* [Work instructions]:
Copy the records below exactly, leaving out every picture.

* [Dataset records]:
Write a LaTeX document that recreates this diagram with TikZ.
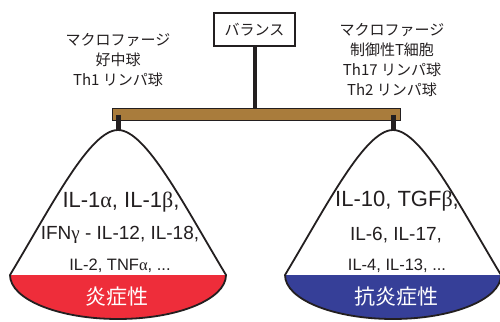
\documentclass[tikz,border=0pt]{standalone}
\usepackage{fontspec}
\setmainfont{Liberation Sans}
\newfontfamily\jp{Noto Sans CJK JP}
\newfontfamily\grk{Liberation Serif}
\definecolor{ink}{HTML}{231F20}
\definecolor{beamc}{HTML}{A97C3C}
\definecolor{inflam}{HTML}{EE2D3A}
\definecolor{anti}{HTML}{363F98}
\begin{document}
\begin{tikzpicture}[x=1pt,y=-1pt,
  every node/.style={text=ink},
  toplabel/.style={align=center,font=\jp\fontsize{15}{20}\selectfont,inner sep=0},
  bigtxt/.style={font=\fontsize{22}{26}\selectfont,inner sep=0},
  midtxt/.style={font=\fontsize{19}{22}\selectfont,inner sep=0},
  smalltxt/.style={font=\fontsize{16.5}{20}\selectfont,inner sep=0},
  bottxt/.style={font=\jp\fontsize{21}{24}\selectfont,text=white,inner sep=0},
  bell/.style={draw=ink,line width=1.8pt},
  hanger/.style={draw=ink,line width=5pt}]
\useasboundingbox (0,0) rectangle (500,321);

% balance box and post
\node[draw=ink,line width=2.5pt,minimum width=81pt,minimum height=33pt,inner sep=0,
      font=\jp\fontsize{15}{18}\selectfont] (balance) at (254.5,29.5) {バランス};
\node[draw=ink,fill=beamc,line width=1.6pt,minimum width=288pt,minimum height=12pt,inner sep=0] (beam) at (256.5,114.5) {};
\draw[ink,line width=4pt] (balance.south) -- (balance.south |- beam.north);

% apex coordinates
\coordinate (apexL) at (118,130);
\coordinate (apexR) at (393,130);
\draw[hanger] (apexL |- beam.center) -- (apexL);
\draw[hanger] (apexR |- beam.center) -- (apexR);

% left bell
\fill[white] (10,275) .. controls (52,205) and (90,130) .. (apexL) .. controls (146,130) and (184,205) .. (226,275) -- cycle;
\fill[inflam] (226,275) arc[start angle=0,end angle=180,x radius=108,y radius=44] -- cycle;
\draw[bell] (10,275) .. controls (52,205) and (90,130) .. (apexL) .. controls (146,130) and (184,205) .. (226,275)
   arc[start angle=0,end angle=180,x radius=108,y radius=44] -- cycle;

% right bell
\fill[white] (285,275) .. controls (327,205) and (365,130) .. (apexR) .. controls (421,130) and (459,205) .. (501,275) -- cycle;
\fill[anti] (501,275) arc[start angle=0,end angle=180,x radius=108,y radius=44] -- cycle;
\draw[bell] (285,275) .. controls (327,205) and (365,130) .. (apexR) .. controls (421,130) and (459,205) .. (501,275)
   arc[start angle=0,end angle=180,x radius=108,y radius=44] -- cycle;

% top labels
\node[toplabel] (cellsL) at (118,60) {マクロファージ\\好中球\\Th1 リンパ球};
\node[toplabel] (cellsR) at (392,60) {マクロファージ\\制御性T細胞\\Th17 リンパ球\\Th2 リンパ球};

% left texts
\node[bigtxt] (l1) at (121,202) {IL-1{\grk α}, IL-1{\grk β},};
\node[midtxt] (l2) at (120,235) {IFN{\grk γ} - IL-12, IL-18,};
\node[smalltxt] (l3) at (120,266) {IL-2, TNF{\grk α}, ...};
\node[bottxt] (l4) at (117,297) {炎症性};

% right texts
\node[bigtxt] (r1) at (397,201) {IL-10, TGF{\grk β},};
\node[midtxt] (r2) at (396,235) {IL-6, IL-17,};
\node[smalltxt] (r3) at (397,266) {IL-4, IL-13, ...};
\node[bottxt] (r4) at (396,297) {抗炎症性};
\end{tikzpicture}
\end{document}
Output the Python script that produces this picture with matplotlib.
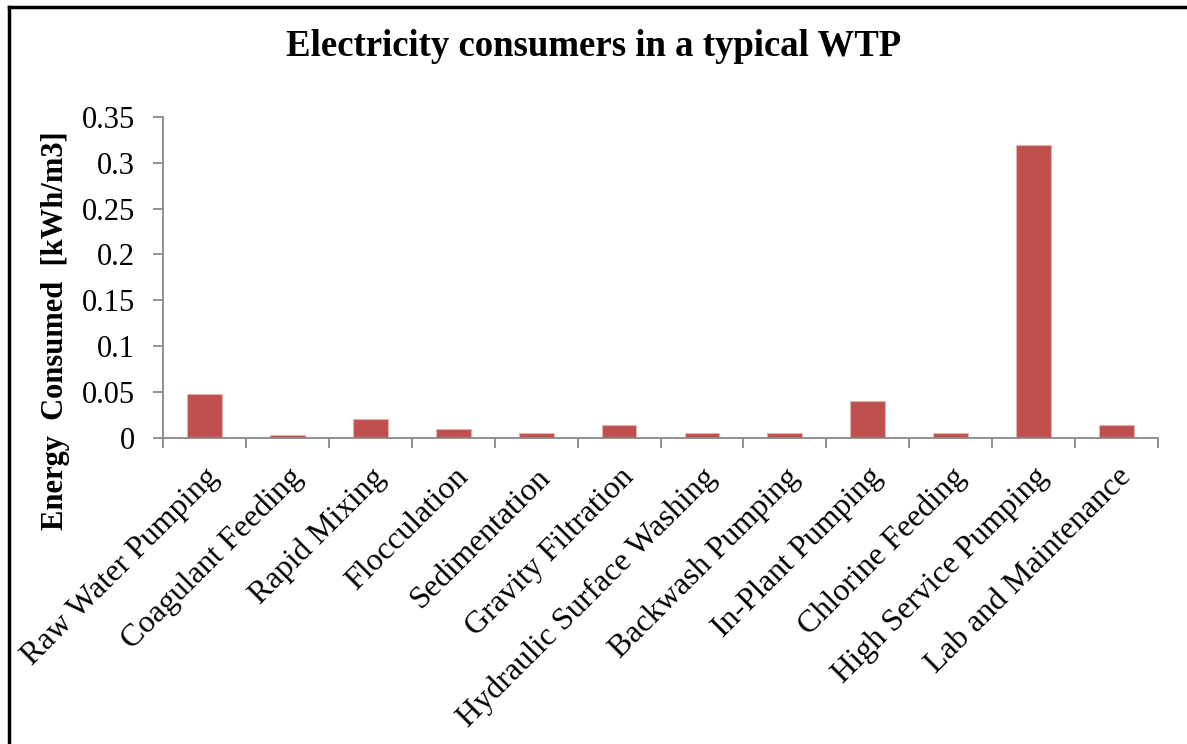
import numpy as np
import matplotlib
matplotlib.use("Agg")
import matplotlib.pyplot as plt
from matplotlib.lines import Line2D

plt.rcParams['font.family'] = ['Liberation Serif', 'DejaVu Serif']

categories = ['Raw Water Pumping', 'Coagulant Feeding', 'Rapid Mixing', 'Flocculation',
              'Sedimentation', 'Gravity Filtration', 'Hydraulic Surface Washing',
              'Backwash Pumping', 'In-Plant Pumping', 'Chlorine Feeding',
              'High Service Pumping', 'Lab and Maintenance']
energy = [0.048, 0.003, 0.020, 0.009, 0.005, 0.014, 0.005, 0.005, 0.040, 0.005, 0.320, 0.014]
yticks = [0, 0.05, 0.1, 0.15, 0.2, 0.25, 0.3, 0.35]
ytick_labels = ['0', '0.05', '0.1', '0.15', '0.2', '0.25', '0.3', '0.35']

fig = plt.figure(figsize=(11.87, 7.44), dpi=100)
ax = fig.add_axes([0.1373, 0.4117, 0.8383, 0.431])

x = np.arange(len(categories))
ax.bar(x, energy, width=0.42, color='#c0504d', edgecolor='#e6b0ae', linewidth=0.8)

ax.set_xlim(-0.5, len(categories) - 0.5)
ax.set_ylim(0, 0.35)
ax.set_yticks(yticks)
ax.set_yticklabels(ytick_labels, fontsize=22)
ax.set_xticks(x)
ax.set_xticklabels(categories, rotation=45, ha='right', rotation_mode='anchor', fontsize=23)
ax.set_xticks(np.arange(-0.5, len(categories)), minor=True)
ax.tick_params(axis='x', which='major', length=0, pad=18)
ax.tick_params(axis='x', which='minor', length=7, color='#888888', width=1.3, direction='out')
ax.tick_params(axis='y', length=7, color='#888888', width=1.3, direction='out', pad=13)

for s in ['top', 'right']:
    ax.spines[s].set_visible(False)
for s in ['left', 'bottom']:
    ax.spines[s].set_color('#888888')
    ax.spines[s].set_linewidth(1.3)

fig.text(56 / 1187, 0.556, 'Energy  Consumed  [kWh/m3]', rotation=90, ha='center', va='center',
         fontsize=22, fontweight='bold')
fig.text(0.5, 0.938, 'Electricity consumers in a typical WTP', ha='center', va='center',
         fontsize=26.5, fontweight='bold')

# outer frame (only left and top visible in the crop)
fig.add_artist(Line2D([9 / 1187, 9 / 1187], [0, 1 - 7 / 744], transform=fig.transFigure,
                      color='black', linewidth=2.5))
fig.add_artist(Line2D([9 / 1187, 1], [1 - 7 / 744, 1 - 7 / 744], transform=fig.transFigure,
                      color='black', linewidth=2.5))

fig.savefig('out.png', dpi=100)
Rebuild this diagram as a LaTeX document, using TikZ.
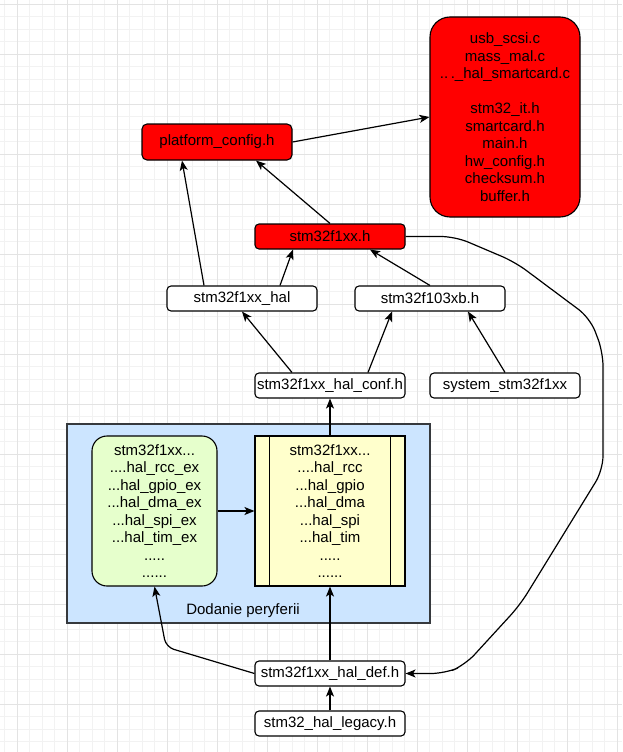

* [Complete answer]:
Write a LaTeX document that recreates this diagram with TikZ.
\documentclass[tikz,border=0pt]{standalone}
\usepackage{fontspec}
\setmainfont{Liberation Sans}
\newfontfamily\jp{Noto Sans CJK JP}
\newfontfamily\grk{Liberation Serif}
\definecolor{ink}{HTML}{231F20}
\definecolor{beamc}{HTML}{A97C3C}
\definecolor{inflam}{HTML}{EE2D3A}
\definecolor{anti}{HTML}{363F98}
\begin{document}
\begin{tikzpicture}[x=1pt,y=-1pt,
  every node/.style={text=ink},
  toplabel/.style={align=center,font=\jp\fontsize{15}{20}\selectfont,inner sep=0},
  bigtxt/.style={font=\fontsize{22}{26}\selectfont,inner sep=0},
  midtxt/.style={font=\fontsize{19}{22}\selectfont,inner sep=0},
  smalltxt/.style={font=\fontsize{16.5}{20}\selectfont,inner sep=0},
  bottxt/.style={font=\jp\fontsize{21}{24}\selectfont,text=white,inner sep=0},
  bell/.style={draw=ink,line width=1.8pt},
  hanger/.style={draw=ink,line width=5pt}]
\useasboundingbox (0,0) rectangle (500,321);

% balance box and post
\node[draw=ink,line width=2.5pt,minimum width=81pt,minimum height=33pt,inner sep=0,
      font=\jp\fontsize{15}{18}\selectfont] (balance) at (254.5,29.5) {バランス};
\node[draw=ink,fill=beamc,line width=1.6pt,minimum width=288pt,minimum height=12pt,inner sep=0] (beam) at (256.5,114.5) {};
\draw[ink,line width=4pt] (balance.south) -- (balance.south |- beam.north);

% apex coordinates
\coordinate (apexL) at (118,130);
\coordinate (apexR) at (393,130);
\draw[hanger] (apexL |- beam.center) -- (apexL);
\draw[hanger] (apexR |- beam.center) -- (apexR);

% left bell
\fill[white] (10,275) .. controls (52,205) and (90,130) .. (apexL) .. controls (146,130) and (184,205) .. (226,275) -- cycle;
\fill[inflam] (226,275) arc[start angle=0,end angle=180,x radius=108,y radius=44] -- cycle;
\draw[bell] (10,275) .. controls (52,205) and (90,130) .. (apexL) .. controls (146,130) and (184,205) .. (226,275)
   arc[start angle=0,end angle=180,x radius=108,y radius=44] -- cycle;

% right bell
\fill[white] (285,275) .. controls (327,205) and (365,130) .. (apexR) .. controls (421,130) and (459,205) .. (501,275) -- cycle;
\fill[anti] (501,275) arc[start angle=0,end angle=180,x radius=108,y radius=44] -- cycle;
\draw[bell] (285,275) .. controls (327,205) and (365,130) .. (apexR) .. controls (421,130) and (459,205) .. (501,275)
   arc[start angle=0,end angle=180,x radius=108,y radius=44] -- cycle;

% top labels
\node[toplabel] (cellsL) at (118,60) {マクロファージ\\好中球\\Th1 リンパ球};
\node[toplabel] (cellsR) at (392,60) {マクロファージ\\制御性T細胞\\Th17 リンパ球\\Th2 リンパ球};

% left texts
\node[bigtxt] (l1) at (121,202) {IL-1{\grk α}, IL-1{\grk β},};
\node[midtxt] (l2) at (120,235) {IFN{\grk γ} - IL-12, IL-18,};
\node[smalltxt] (l3) at (120,266) {IL-2, TNF{\grk α}, ...};
\node[bottxt] (l4) at (117,297) {炎症性};

% right texts
\node[bigtxt] (r1) at (397,201) {IL-10, TGF{\grk β},};
\node[midtxt] (r2) at (396,235) {IL-6, IL-17,};
\node[smalltxt] (r3) at (397,266) {IL-4, IL-13, ...};
\node[bottxt] (r4) at (396,297) {抗炎症性};
\end{tikzpicture}
\end{document}
Output the Python script that produces this picture with matplotlib.
import numpy as np
import matplotlib
matplotlib.use("Agg")
import matplotlib.pyplot as plt
from matplotlib.lines import Line2D

plt.rcParams['font.family'] = ['Liberation Serif', 'DejaVu Serif']

categories = ['Raw Water Pumping', 'Coagulant Feeding', 'Rapid Mixing', 'Flocculation',
              'Sedimentation', 'Gravity Filtration', 'Hydraulic Surface Washing',
              'Backwash Pumping', 'In-Plant Pumping', 'Chlorine Feeding',
              'High Service Pumping', 'Lab and Maintenance']
energy = [0.048, 0.003, 0.020, 0.009, 0.005, 0.014, 0.005, 0.005, 0.040, 0.005, 0.320, 0.014]
yticks = [0, 0.05, 0.1, 0.15, 0.2, 0.25, 0.3, 0.35]
ytick_labels = ['0', '0.05', '0.1', '0.15', '0.2', '0.25', '0.3', '0.35']

fig = plt.figure(figsize=(11.87, 7.44), dpi=100)
ax = fig.add_axes([0.1373, 0.4117, 0.8383, 0.431])

x = np.arange(len(categories))
ax.bar(x, energy, width=0.42, color='#c0504d', edgecolor='#e6b0ae', linewidth=0.8)

ax.set_xlim(-0.5, len(categories) - 0.5)
ax.set_ylim(0, 0.35)
ax.set_yticks(yticks)
ax.set_yticklabels(ytick_labels, fontsize=22)
ax.set_xticks(x)
ax.set_xticklabels(categories, rotation=45, ha='right', rotation_mode='anchor', fontsize=23)
ax.set_xticks(np.arange(-0.5, len(categories)), minor=True)
ax.tick_params(axis='x', which='major', length=0, pad=18)
ax.tick_params(axis='x', which='minor', length=7, color='#888888', width=1.3, direction='out')
ax.tick_params(axis='y', length=7, color='#888888', width=1.3, direction='out', pad=13)

for s in ['top', 'right']:
    ax.spines[s].set_visible(False)
for s in ['left', 'bottom']:
    ax.spines[s].set_color('#888888')
    ax.spines[s].set_linewidth(1.3)

fig.text(56 / 1187, 0.556, 'Energy  Consumed  [kWh/m3]', rotation=90, ha='center', va='center',
         fontsize=22, fontweight='bold')
fig.text(0.5, 0.938, 'Electricity consumers in a typical WTP', ha='center', va='center',
         fontsize=26.5, fontweight='bold')

# outer frame (only left and top visible in the crop)
fig.add_artist(Line2D([9 / 1187, 9 / 1187], [0, 1 - 7 / 744], transform=fig.transFigure,
                      color='black', linewidth=2.5))
fig.add_artist(Line2D([9 / 1187, 1], [1 - 7 / 744, 1 - 7 / 744], transform=fig.transFigure,
                      color='black', linewidth=2.5))

fig.savefig('out.png', dpi=100)
Rebuild this diagram as a LaTeX document, using TikZ.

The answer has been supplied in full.